Mumbai: The rupee backed away from a recent 9-year high, falling as much as 1% against the dollar on 12 July, with dealers citing RBI intervention as the key factor.
At 2:12pm (08:42 GMT), the partially convertible rupee was at 40.54/55 per dollar, after falling to a two-week low of 40.75 from a high of 40.33 in the morning.
It had closed at 40.40/41 on 11 July, and had hit a nine-year high of 40.28 in late May.
“They (the central bank) came in very aggressively around the 40.35-40.40 levels and kicked (dollar/rupee) higher,” said a local trader.
“The market was forced to cut back on its heavy short-dollar bets,” he said.
Traders said the central bank may have bought around $200-$400 million.
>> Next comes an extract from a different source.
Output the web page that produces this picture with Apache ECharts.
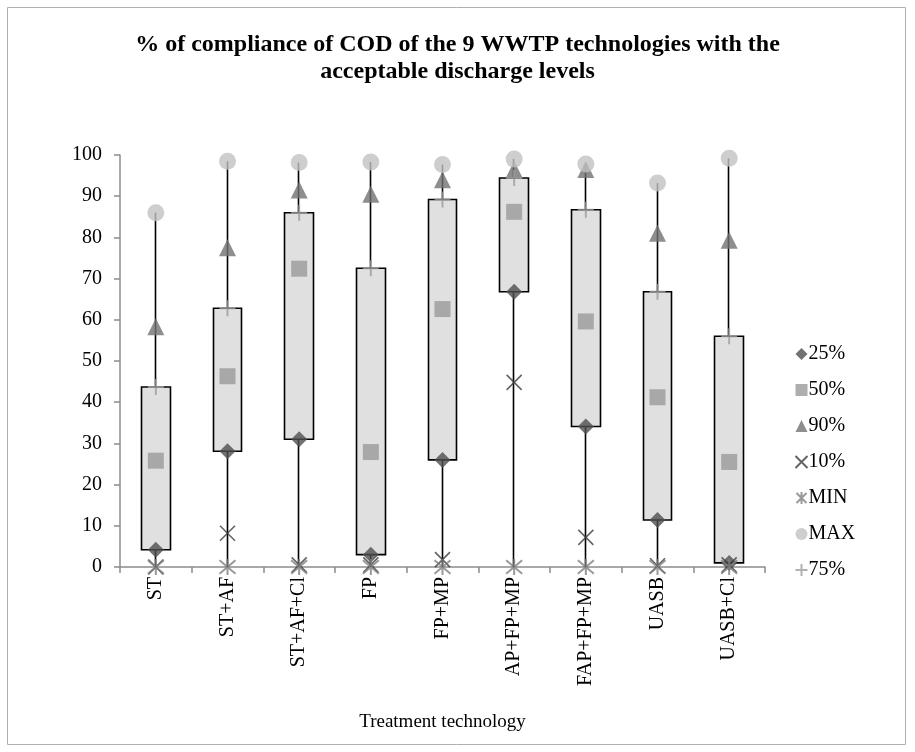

“The Reserve Bank of India (RBI) does not comment on the day to day movement of the currency,” a central bank spokeswoman said.
The central bank had bought $2.06 billion through currency market intervention in April, taking its total purchases to $24 billion for the six months from November.
It is suspected of selling rupees over the past month to keep the dollar above Rs40.
Heavy capital inflows have pushed the rupee up by about 9 percent so far in 2007, making it Asia’s best performing currency and forcing the central bank to intervene heavily to protect exporters’ margins.
Infosys Technologies, India’s number-two software exporter, on 11 July cut its full-year earnings forecast in rupee terms and said the currency’s sharp rise was hurting its operating margins.
Foreigners have bought Indian shares worth more than $7.5 billion so far in 2007, against $8 billion for the whole of 2006.
RBI Governor Y V Reddy said earlier this month the central bank was facing severe policy challenges in managing capital flows and analysts expect overseas borrowings to be tightened to help curb inflows.